Many vivid images stay in our minds from this event. I try to imagine what it must have been like for the headmaster to come into a gymnasium and to find his primary class scattered, dead or dying. What an incredibly horrifying moment that must have been for him. Or, again, I think of the young mother outside the gate of the school crying out her daughter's name, not knowing at that time that her daughter was to be among those who had died. Those are searing and terrible images that will remain with us. We are left with a sense of young lives suddenly cut short, of the unexpectedness of death for those children and for their community, and a sense of waste. We are left struggling with questions of why, and the mystery of evil at the heart of our lives and our society. In the end all we can do is to pray that the God of infinite compassion and mercy will be with, and among, the people of Dunblane in their tragedy and grief. Will the Minister be willing to convey the profound sympathy of all Members of this House to the community of Dunblane and to the families who have suffered so grievously?

The Earl of Lindsay: My Lords, indeed I shall convey that message, as expressed by the right reverend Prelate. I thank him for the way he articulated the emotions of all of us. He mentioned the profound shock that we all feel. I can only reiterate that the slaughter of innocent children, as in Dunblane yesterday, is a brutal tragedy.

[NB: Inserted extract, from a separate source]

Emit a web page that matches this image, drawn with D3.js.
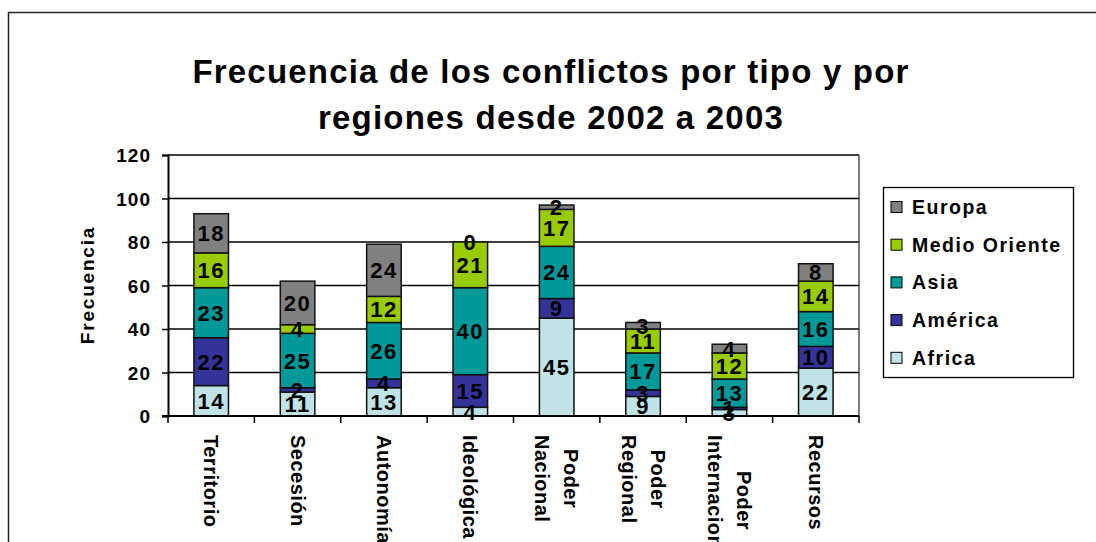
<!DOCTYPE html>
<html>
<head>
<meta charset="utf-8">
<script src="https://cdn.jsdelivr.net/npm/d3@7"></script>
<style>
	body{
		margin:0;
		background:white;
	}
	svg text{
		font-family:"Liberation Sans", Arial, sans-serif;
		font-weight:bold;
		fill:black;
	}
</style>
</head>
<body>
<svg id="chart" width=1096 height=542></svg>

<script>
var categories=[["Territorio"],["Secesión"],["Autonomía"],["Ideológica"],["Poder","Nacional"],["Poder","Regional"],["Poder","Internacional"],["Recursos"]]
var regions=["Africa","América","Asia","Medio Oriente","Europa"]
var colors=["#bfe3e6","#333399","#009999","#99cc00","#808080"]

var africa=[14,11,13,4,45,9,3,22]
var america=[22,2,4,15,9,3,1,10]
var asia=[23,25,26,40,24,17,13,16]
var medioOriente=[16,4,12,21,17,11,12,14]
var europa=[18,20,24,0,2,3,4,8]

var yTicks=[0,20,40,60,80,100,120]

var series=[africa,america,asia,medioOriente,europa]
var catNames=categories.map(function(c){ return c.join(" ") })

var rows=catNames.map(function(name,i){
	var row={cat:name}
	regions.forEach(function(r,j){ row[r]=series[j][i] })
	return row
})

var svg=d3.select('#chart')

// outer frame of the chart object
svg.append("rect")
	.attr("x",8.5)
	.attr("y",12.5)
	.attr("width",1200)
	.attr("height",700)
	.attr("fill","none")
	.style("stroke","#222")
	.style("stroke-width",1.5)

svg.append("text")
	.attr("x",551)
	.attr("text-anchor","middle")
	.style("font-size","33px")
	.style("letter-spacing","1.2px")
	.selectAll("tspan")
	.data(["Frecuencia de los conflictos por tipo y por","regiones desde 2002 a 2003"])
	.enter()
	.append("tspan")
	.attr("x",551)
	.attr("y",function(d,i){ return 83+i*46 })
	.text(function(d){ return d })

var plotLeft=168, plotRight=859, plotTop=155, plotBottom=416

var x=d3.scaleBand()
	.domain(catNames)
	.range([plotLeft,plotRight])
	.paddingInner(0.6)
	.paddingOuter(0.3)

var y=d3.scaleLinear()
	.domain([0,120])
	.range([plotBottom,plotTop])

// gridlines
svg.append("g")
	.selectAll("line")
	.data(yTicks.slice(1))
	.enter()
	.append("line")
	.attr("x1",plotLeft)
	.attr("x2",plotRight)
	.attr("y1",function(d){ return y(d) })
	.attr("y2",function(d){ return y(d) })
	.style("stroke","black")
	.style("stroke-width",1.3)

svg.append("line")
	.attr("x1",plotRight)
	.attr("x2",plotRight)
	.attr("y1",plotTop)
	.attr("y2",plotBottom)
	.style("stroke","#333")
	.style("stroke-width",1.3)

var stack=d3.stack().keys(regions)(rows)

var layers=svg.append("g")
	.selectAll("g")
	.data(stack)
	.enter()
	.append("g")
	.attr("fill",function(d,i){ return colors[i] })

layers.selectAll("rect")
	.data(function(d){ return d })
	.enter()
	.append("rect")
	.attr("x",function(d){ return x(d.data.cat) })
	.attr("y",function(d){ return y(d[1]) })
	.attr("width",x.bandwidth())
	.attr("height",function(d){ return y(d[0])-y(d[1]) })
	.style("stroke","#111")
	.style("stroke-width",1.5)

// value labels in the middle of each segment
var valueLabels=svg.append("g")
	.selectAll("g")
	.data(stack)
	.enter()
	.append("g")

valueLabels.selectAll("text")
	.data(function(d){ return d })
	.enter()
	.append("text")
	.attr("x",function(d){ return x(d.data.cat)+x.bandwidth()/2 })
	.attr("y",function(d){ return y((d[0]+d[1])/2)+8 })
	.attr("text-anchor","middle")
	.style("font-size","22px")
	.style("letter-spacing","1.5px")
	.text(function(d){ return d[1]-d[0] })

// y axis
var yAxis=svg.append("g")
	.attr("transform","translate("+plotLeft+",0)")
	.call(d3.axisLeft(y).tickValues(yTicks).tickSize(6).tickPadding(11))
yAxis.select(".domain").style("stroke","black").style("stroke-width",2)
yAxis.selectAll(".tick line").style("stroke","black").style("stroke-width",1.5)
yAxis.selectAll(".tick text")
	.attr("fill","black")
	.style("font-family","'Liberation Sans', Arial, sans-serif")
	.style("font-weight","bold")
	.style("font-size","19px")
	.style("letter-spacing","1px")
	.attr("dy","0.36em")

// x axis line and ticks at band boundaries
svg.append("line")
	.attr("x1",plotLeft-6)
	.attr("x2",plotRight)
	.attr("y1",plotBottom)
	.attr("y2",plotBottom)
	.style("stroke","black")
	.style("stroke-width",2)

var bounds=catNames.map(function(c){ return x(c)-x.step()*x.paddingInner()/2 })
bounds.push(plotRight)
svg.append("g")
	.selectAll("line")
	.data(bounds)
	.enter()
	.append("line")
	.attr("x1",function(d){ return d })
	.attr("x2",function(d){ return d })
	.attr("y1",plotBottom)
	.attr("y2",plotBottom+7)
	.style("stroke","black")
	.style("stroke-width",1.5)

// rotated category labels
var catLabels=svg.append("g")
	.selectAll("text")
	.data(categories)
	.enter()
	.append("text")
	.attr("transform",function(d,i){ return "translate("+(x(catNames[i])+x.bandwidth()/2)+",0) rotate(90)" })
	.style("font-size","20px")
	.style("letter-spacing","0.5px")
	.attr("text-anchor","middle")

catLabels.each(function(d){
	var t=d3.select(this)
	var n=d.length
	d.forEach(function(line,k){
		t.append("tspan")
			.attr("y",7+(k-(n-1)/2)*29)
			.text(line)
	})
	var maxLen=0
	t.selectAll("tspan").each(function(){ maxLen=Math.max(maxLen,this.getComputedTextLength()) })
	t.selectAll("tspan").attr("x",435+maxLen/2)
})

svg.append("text")
	.attr("transform","translate(94,285) rotate(-90)")
	.attr("text-anchor","middle")
	.style("font-size","19px")
	.style("letter-spacing","1.8px")
	.text("Frecuencia")

// legend, top entry is Europa
var legend=svg.append("g")
legend.append("rect")
	.attr("x",883.5)
	.attr("y",187.5)
	.attr("width",190)
	.attr("height",190)
	.attr("fill","white")
	.style("stroke","black")
	.style("stroke-width",1.3)

var items=legend.selectAll("g")
	.data(regions.slice().reverse())
	.enter()
	.append("g")
	.attr("transform",function(d,i){ return "translate(0,"+(207+i*37.7)+")" })

items.append("rect")
	.attr("x",891)
	.attr("y",-5.5)
	.attr("width",11)
	.attr("height",11)
	.attr("fill",function(d){ return colors[regions.indexOf(d)] })
	.style("stroke","black")
	.style("stroke-width",1)

items.append("text")
	.attr("x",912)
	.attr("y",7)
	.style("font-size","19.5px")
	.style("letter-spacing","1.5px")
	.text(function(d){ return d })
</script>
</body>
</html>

Lady Saltoun of Abernethy: My Lords, we on the Cross Benches ally ourselves with the sentiments expressed by the noble Earl, Lord Lindsay, the noble Lord, Lord Carmichael of Kelvingrove, the noble Viscount, Lord Falkland, and the right reverend Prelate. We, too, wish to convey our unbounded sympathy to the families of the children and the teachers who lost their lives or were wounded in this terrible incident. Particularly those of us who have children and grandchildren identify ourselves very much with them in their distress. We also convey our deep appreciation to all the public services whose members have risen so gallantly to the occasion at this sad time.